The reason Northwestern barely held onto their spot is the role that the recency of results plays in the calculation. The season is divided into rating periods. The calculation of ratings at the end of each period is an adjustment of the rating of the previous period. The amount of change is based on how well the team performed against their expected performance, weighted by the size of their deviance. Since deviance goes down as a team gets more rounds, the amount of fluctuation in the ratings also goes down. However, since the most recent rating is an adjustment of the previous rating, the calculation gives more weight to recent results.
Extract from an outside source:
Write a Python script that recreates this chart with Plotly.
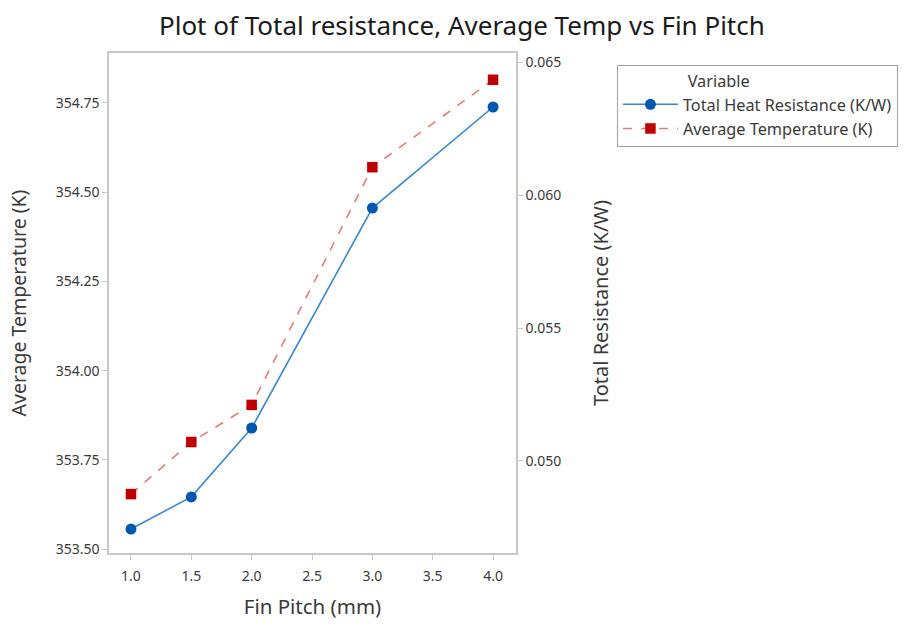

This becomes apparent with the new ratings with the rise of Michigan AP and the fall of Northwestern MV. Michigan had an outstanding Dartmouth RR and a good Texas tournament. Northwestern had a disastrous Dartmouth and somewhat disappointing Texas. They more than doubled their loss total on the season at Dartmouth.
Correcting for the undervaluing of elims mentioned may be enough to extend Northwestern's lead back to where it was, but recency will always be a factor in a ratings system like glicko. In fact, it is a strength of the system because we know that debaters evolve over the course of the season. It is possible to adjust variables so that new results are weighted more or less. This is something that I've been looking at, but there's not a ton of play. The decision on the "best" value will be determined by which is most likely to give more accurate predictions.
5. The possibility that round robins could be negatively distorting the ratings still needs to be considered. It's possible that very good teams that aren't invited to a round robin could be benefiting relative to the teams that are invited but do poorly. I'm merely speculating at this point, but it could be an explanation for those who think that Michigan State ST or Georgetown LM are rated too low (or that Harvard DH or Michigan State CZ are rated to high).
I continue to strongly believe that round robins should not be "no risk" propositions because it just doesn't make sense to say that a team's wins matter but their losses don't. I worked out the results from last year, but this is an issue that just needs more data to grow more confident about.